1.5.3. Finalization phase

The data model just returns a message that indicates the end of the main integration loop.

1.5.4. Integration clock

The CDEPS data component run time is set through the shared dshr_set_runclock routine. In this case, the driver configuration dictates the model start and stop times (through use of ESMF config file, nuopc.runconfig) and coupling interval to call the data component through the use of ESMF/NUOPC run sequence (nuopc.runseq). The dshr_set_runclock call also sets up ESMF alarms for restart and stop times that are used internally in the model and create internal clock representations.

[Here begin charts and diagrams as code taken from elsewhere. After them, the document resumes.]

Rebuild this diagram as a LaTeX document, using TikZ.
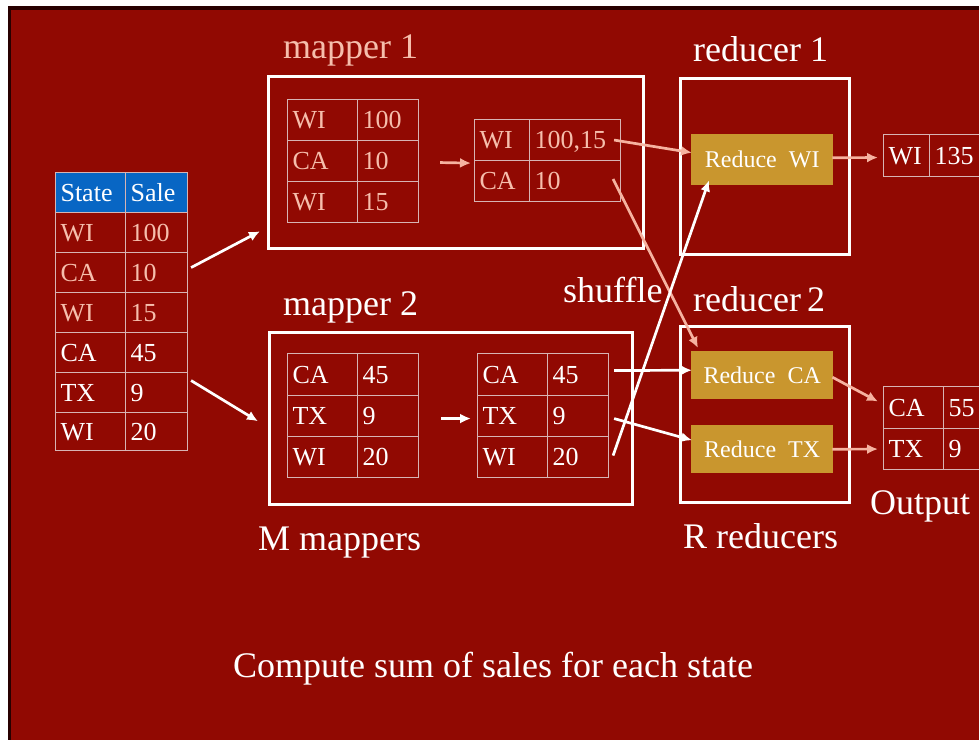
\documentclass[tikz,border=0pt]{standalone}
\usepackage{fontspec}
\setmainfont{Liberation Serif}
\usetikzlibrary{calc,arrows.meta}
\definecolor{bgred}{RGB}{145,9,2}
\definecolor{darkedge}{RGB}{40,0,0}
\definecolor{pinktxt}{RGB}{246,190,172}
\definecolor{pinkarr}{RGB}{246,178,160}
\definecolor{gridln}{RGB}{215,180,180}
\definecolor{hdrblue}{RGB}{8,102,196}
\definecolor{goldbox}{RGB}{201,150,46}
\tikzset{
 cellbox/.style={draw=gridln, line width=1.1pt, inner xsep=5pt, inner ysep=0pt, align=left,
   anchor=north west, text height=17.5pt, text depth=0pt, font=\fontsize{26}{28}\selectfont},
 framebox/.style={draw=white, line width=2.5pt, inner sep=0pt, anchor=north west},
 redbox/.style={fill=goldbox, text=white, font=\fontsize{24}{26}\selectfont, inner sep=0pt,
   anchor=north west, minimum width=142pt, text height=16.5pt, text depth=0pt},
 lbl/.style={text=white, font=\fontsize{36}{40}\selectfont, anchor=base west, inner sep=0pt},
 warr/.style={draw=white, line width=2.7pt, -{Latex[length=11pt,width=10pt]}},
 parr/.style={warr, draw=pinkarr},
}
\newcommand{\tcell}[7]{%
  \pgfmathsetmacro\cellw{#4-#2}%
  \pgfmathsetmacro\cellh{#5-#3}%
  \pgfmathsetmacro\celltw{#4-#2-10}%
  \node[cellbox, #6, minimum width=\cellw pt, text width=\celltw pt, minimum height=\cellh pt] (#1) at (#2,#3) {#7};}
\begin{document}
\begin{tikzpicture}[x=1pt,y=-1pt]
\useasboundingbox (0,0) rectangle (979,740);
\fill[white] (0,0) rectangle (979,740);
\fill[darkedge] (8,6) rectangle (979,740);
\fill[bgred] (11,10) rectangle (979,740);

% left input table
\tcell{lt-h1}{55}{172}{125}{212}{text=white,fill=hdrblue}{State}
\tcell{lt-h2}{125}{172}{187}{212}{text=white,fill=hdrblue}{Sale}
\tcell{lt-k1}{55}{212}{125}{252}{text=pinktxt}{WI}
\tcell{lt-v1}{125}{212}{187}{252}{text=pinktxt}{100}
\tcell{lt-k2}{55}{252}{125}{292}{text=pinktxt}{CA}
\tcell{lt-v2}{125}{252}{187}{292}{text=pinktxt}{10}
\tcell{lt-k3}{55}{292}{125}{332}{text=pinktxt}{WI}
\tcell{lt-v3}{125}{292}{187}{332}{text=pinktxt}{15}
\tcell{lt-k4}{55}{332}{125}{372}{text=white}{CA}
\tcell{lt-v4}{125}{332}{187}{372}{text=white}{45}
\tcell{lt-k5}{55}{372}{125}{412}{text=white}{TX}
\tcell{lt-v5}{125}{372}{187}{412}{text=white}{9}
\tcell{lt-k6}{55}{412}{125}{450}{text=white}{WI}
\tcell{lt-v6}{125}{412}{187}{450}{text=white}{20}

% frames
\node[framebox, minimum width=375pt, minimum height=172pt] (m1) at (267,75) {};
\node[framebox, minimum width=363pt, minimum height=172pt] (m2) at (268,331) {};
\node[framebox, minimum width=169pt, minimum height=176pt] (r1) at (679,77) {};
\node[framebox, minimum width=169pt, minimum height=176pt] (r2) at (679,325) {};

% mapper 1 tables
\tcell{m1i-k1}{287}{99}{357}{140}{text=pinktxt}{WI}
\tcell{m1i-v1}{357}{99}{418}{140}{text=pinktxt}{100}
\tcell{m1i-k2}{287}{140}{357}{181}{text=pinktxt}{CA}
\tcell{m1i-v2}{357}{140}{418}{181}{text=pinktxt}{10}
\tcell{m1i-k3}{287}{181}{357}{222}{text=pinktxt}{WI}
\tcell{m1i-v3}{357}{181}{418}{222}{text=pinktxt}{15}
\tcell{m1o-k1}{474}{119}{529}{160}{text=pinktxt}{WI}
\tcell{m1o-v1}{529}{119}{620}{160}{text=pinktxt}{100,15}
\tcell{m1o-k2}{474}{160}{529}{201}{text=pinktxt}{CA}
\tcell{m1o-v2}{529}{160}{620}{201}{text=pinktxt}{10}

% mapper 2 tables
\tcell{m2i-k1}{287}{353}{357}{395}{text=white}{CA}
\tcell{m2i-v1}{357}{353}{418}{395}{text=white}{45}
\tcell{m2i-k2}{287}{395}{357}{436}{text=white}{TX}
\tcell{m2i-v2}{357}{395}{418}{436}{text=white}{9}
\tcell{m2i-k3}{287}{436}{357}{477}{text=white}{WI}
\tcell{m2i-v3}{357}{436}{418}{477}{text=white}{20}
\tcell{m2o-k1}{477}{353}{547}{395}{text=white}{CA}
\tcell{m2o-v1}{547}{353}{608}{395}{text=white}{45}
\tcell{m2o-k2}{477}{395}{547}{436}{text=white}{TX}
\tcell{m2o-v2}{547}{395}{608}{436}{text=white}{9}
\tcell{m2o-k3}{477}{436}{547}{477}{text=white}{WI}
\tcell{m2o-v3}{547}{436}{608}{477}{text=white}{20}

% reduce boxes
\node[redbox, minimum height=51pt] (rwi) at (691,134) {Reduce\ \ WI};
\node[redbox, minimum height=48pt] (rca) at (691,351) {Reduce\ \ CA};
\node[redbox, minimum height=48pt] (rtx) at (691,425) {Reduce\ \ TX};

% output tables
\tcell{owi-k}{883}{134}{929}{176}{text=white}{WI}
\tcell{owi-v}{929}{134}{982}{176}{text=white}{135}
\tcell{oc-k1}{883}{386}{943}{428}{text=white}{CA}
\tcell{oc-v1}{943}{386}{982}{428}{text=white}{55}
\tcell{oc-k2}{883}{428}{943}{469}{text=white}{TX}
\tcell{oc-v2}{943}{428}{982}{469}{text=white}{9}

% labels
\node[lbl, text=pinktxt] (lm1) at (283,58) {mapper 1};
\node[lbl] (lr1) at (693,61) {reducer 1};
\node[lbl] (lm2) at (283,315) {mapper 2};
\node[lbl] (lr2) at (693,311) {reducer\,2};
\node[lbl] (lsh) at (563,302) {shuffle};
\node[lbl] (lout) at (870,514) {Output};
\node[lbl] (lmm) at (258,550) {M mappers};
\node[lbl] (lrr) at (683,548) {R reducers};
\node[lbl] (lcap) at (233,677) {Compute sum of sales for each state};

% input -> mappers
\draw[warr] ($(lt-v2.east)+(3,-5)$) -- ($(m1.west)+(-7,69)$);
\draw[warr] ($(lt-v5.east)+(3,-12)$) -- ($(m2.west)+(-10,3)$);
% inside mappers
\draw[parr] ($(m1i-v2.east)+(21,1.5)$) -- ($(m1o-k1.south west)+(-3,2)$);
\draw[warr] ($(m2i-v2.east)+(22,2.5)$) -- ($(m2o-k2.west)+(-6,2.5)$);
% shuffle
\draw[parr] ($(m1o-v1.east)+(-7,0)$) -- ($(rwi.west)+(1,-7)$);
\draw[parr] ($(m1o-v2.east)+(-8,-2)$) -- ($(rca.north west)+(7,-3)$);
\draw[warr] ($(m2o-v1.east)+(5,-4)$) -- ($(rca.west)+(1,-5)$);
\draw[warr] ($(m2o-v2.east)+(5,2.5)$) -- ($(rtx.west)+(1,-9)$);
\draw[warr] ($(m2o-v3.east)+(4,-1.5)$) -- ($(rwi.south west)+(18,-5)$);
% reducers -> output
\draw[parr] ($(rwi.east)+(-1,-2)$) -- ($(owi-k.west)+(-5,2)$);
\draw[parr] ($(rca.east)+(-1,2)$) -- ($(oc-k1.west)+(-5,-6)$);
\draw[parr] ($(rtx.east)+(-1,0)$) -- ($(oc-k2.west)+(-5,0)$);
\end{tikzpicture}
\end{document}
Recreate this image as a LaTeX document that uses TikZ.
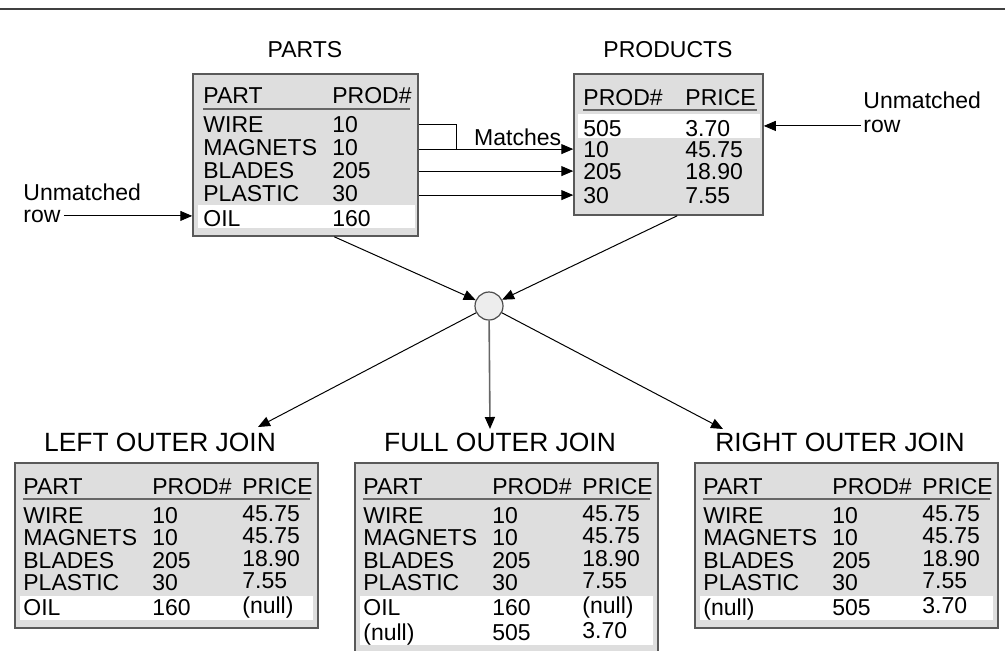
\documentclass[tikz,border=0pt]{standalone}
\usepackage{fontspec}
\setmainfont{Liberation Sans}
\usetikzlibrary{arrows.meta, positioning, fit}

\tikzset{
  tbl/.style={draw=black!65, line width=0.75pt, fill=black!13, inner sep=0pt},
  cell/.style={anchor=base west, inner sep=0pt},
  rule/.style={draw=black!60, line width=1pt},
  band/.style={fill=white},
  arr/.style={-{Triangle[length=6pt,width=5pt]}, line width=0.5pt},
  jtitle/.style={font=\fontsize{13.2}{15}\selectfont}
}

\begin{document}
\begin{tikzpicture}[x=0.5pt,y=-0.5pt, every node/.style={font=\fontsize{11.5}{13}\selectfont}]
\useasboundingbox (0,0) rectangle (1005,650);
\clip (0,0) rectangle (1005,650);
\draw[black!75, line width=1pt] (0,9) -- (1005,9);

% PARTS
\node (partsT) at (305,50) {PARTS};
\node[tbl, fit={(193,74) (418,236)}] (parts) {};
\fill[band] (198,205) rectangle (415,228);
\node[cell] (pH1) at (203,103) {PART};
\node[cell] (pH2) at (332,103) {PROD\#};
\draw[rule] (203,109) -- (410,109);
\node[cell] (pWire) at (203,132) {WIRE};     \node[cell] (pWireN) at (332,132) {10};
\node[cell] (pMag) at (203,155) {MAGNETS};   \node[cell] (pMagN) at (332,155) {10};
\node[cell] (pBla) at (203,178) {BLADES};    \node[cell] (pBlaN) at (332,178) {205};
\node[cell] (pPla) at (203,201) {PLASTIC};   \node[cell] (pPlaN) at (332,201) {30};
\node[cell] (pOil) at (203,226) {OIL};       \node[cell] (pOilN) at (332,226) {160};

% PRODUCTS
\node (prodT) at (668,50) {PRODUCTS};
\node[tbl, fit={(574,74) (763,215)}] (products) {};
\fill[band] (578,114) rectangle (760,138);
\node[cell] (qH1) at (583,105) {PROD\#};
\node[cell] (qH2) at (685,105) {PRICE};
\draw[rule] (583,110) -- (757,110);
\node[cell] (q505) at (583,136) {505};  \node[cell] (q505P) at (685,136) {3.70};
\node[cell] (q10) at (583,157) {10};    \node[cell] (q10P) at (685,157) {45.75};
\node[cell] (q205) at (583,179) {205};  \node[cell] (q205P) at (685,179) {18.90};
\node[cell] (q30) at (583,203) {30};    \node[cell] (q30P) at (685,203) {7.55};

% unmatched rows
\node[cell] (umL) at (23,200) {Unmatched};
\node[cell] (rowL) at (23,222) {row};
\node[cell] (umR) at (863,108) {Unmatched};
\node[cell] (rowR) at (863,132) {row};
\draw[arr] ([xshift=1.5pt]rowL.east) -- (parts.west |- rowL.east);
\draw[arr] ([xshift=-1pt]rowR.west) -- (products.east |- rowR.west);

% matches
\coordinate (bend) at (456,124);
\draw[line width=0.5pt] (parts.east |- bend) -- (bend) -- (bend |- q10);
\draw[arr] (parts.east |- q10) -- (products.west |- q10)
  node[pos=0.64, above=1.5pt, inner sep=0pt] (match) {Matches};
\draw[arr] (parts.east |- q205) -- (products.west |- q205);
\draw[arr] (parts.east |- q30) -- (products.west |- q30);

% join
\node[circle, draw=black!70, fill=black!7, minimum size=14pt, inner sep=0pt, line width=0.6pt] (join) at (489,306) {};
\draw[arr] ([xshift=71pt]parts.south west) -- (join);
\draw[arr] ([xshift=52pt]products.south west) -- (join);
\coordinate (leftTip) at (258,427);
\coordinate (fullTip) at (490,429);
\coordinate (rightTip) at (723,429);
\draw[arr] (join) -- (leftTip);
\draw[-{Triangle[length=6pt,width=5pt,color=black]}, draw=black!60, line width=0.8pt] (join) -- (fullTip);
\draw[arr] (join) -- (rightTip);

% result tables
\foreach \dx/\tn/\boxb/\bandb/\ttl in {0/left/628/620/LEFT OUTER JOIN, 340/full/656/645/FULL OUTER JOIN, 680/right/628/620/RIGHT OUTER JOIN} {
  \node[jtitle] (\tn T) at (160+\dx,442) {\ttl};
  \node[tbl, fit={(15+\dx,463) (318+\dx,\boxb)}] (\tn J) {};
  \fill[band] (20+\dx,596) rectangle (313+\dx,\bandb);
  \node[cell] (\tn H1) at (23+\dx,494) {PART};
  \node[cell] (\tn H2) at (152+\dx,494) {PROD\#};
  \node[cell] (\tn H3) at (242+\dx,494) {PRICE};
  \draw[rule] (23+\dx,499) -- (310+\dx,499);
  \foreach \pt/\pn/\pr [count=\i] in {WIRE/10/45.75, MAGNETS/10/45.75, BLADES/205/18.90, PLASTIC/30/7.55} {
    \node[cell] (\tn P\i) at (23+\dx,500.5+22.5*\i) {\pt};
    \node[cell] (\tn N\i) at (152+\dx,500.5+22.5*\i) {\pn};
    \node[cell] (\tn C\i) at (242+\dx,498.5+22.5*\i) {\pr};
  }
}
\node[cell] (leftP5) at (23,615) {OIL};
\node[cell] (leftN5) at (152,615) {160};
\node[cell] (leftC5) at (242,613) {(null)};
\node[cell] (fullP5) at (363,615) {OIL};
\node[cell] (fullN5) at (492,615) {160};
\node[cell] (fullC5) at (582,613) {(null)};
\node[cell] (fullP6) at (363,640) {(null)};
\node[cell] (fullN6) at (492,640) {505};
\node[cell] (fullC6) at (582,638) {3.70};
\node[cell] (rightP5) at (703,615) {(null)};
\node[cell] (rightN5) at (832,615) {505};
\node[cell] (rightC5) at (922,613) {3.70};

\end{tikzpicture}
\end{document}
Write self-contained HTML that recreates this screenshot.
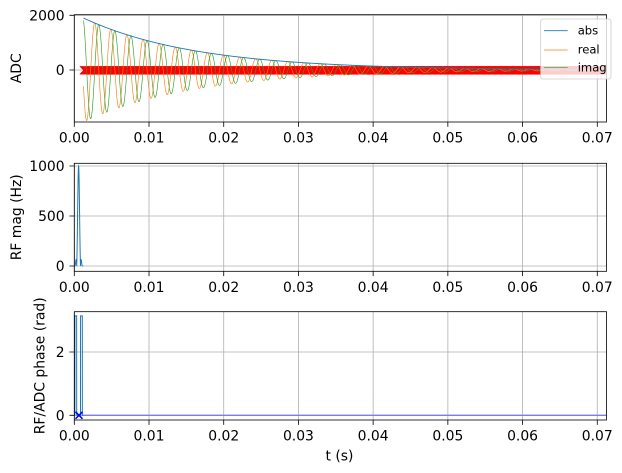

1.5.5. Grid type, decomposition, mapping to internal grid

As it mentioned previously, CDEPS includes two programming layers to support flexible data components: (1) data model and (2) streams. In this design, the data model stays on top and interacts with the other active model components or mediator. Unlike the data models, streams do not directly interact with other components but are used by the data models to create export states. In this case, the streams could have different meshes but they are spatially mapped to data model mesh before passing to the other components. This step also includes temporal interpolation to calculate the data in a certain time and has ability to perform different temporal interpolation types for each variable such as coszen, which scale the data according to the cosine of the solar zenith angle and can be used to represent the diurnal cycle for solar radiation. The decomposition of the data is handled by the ESMF.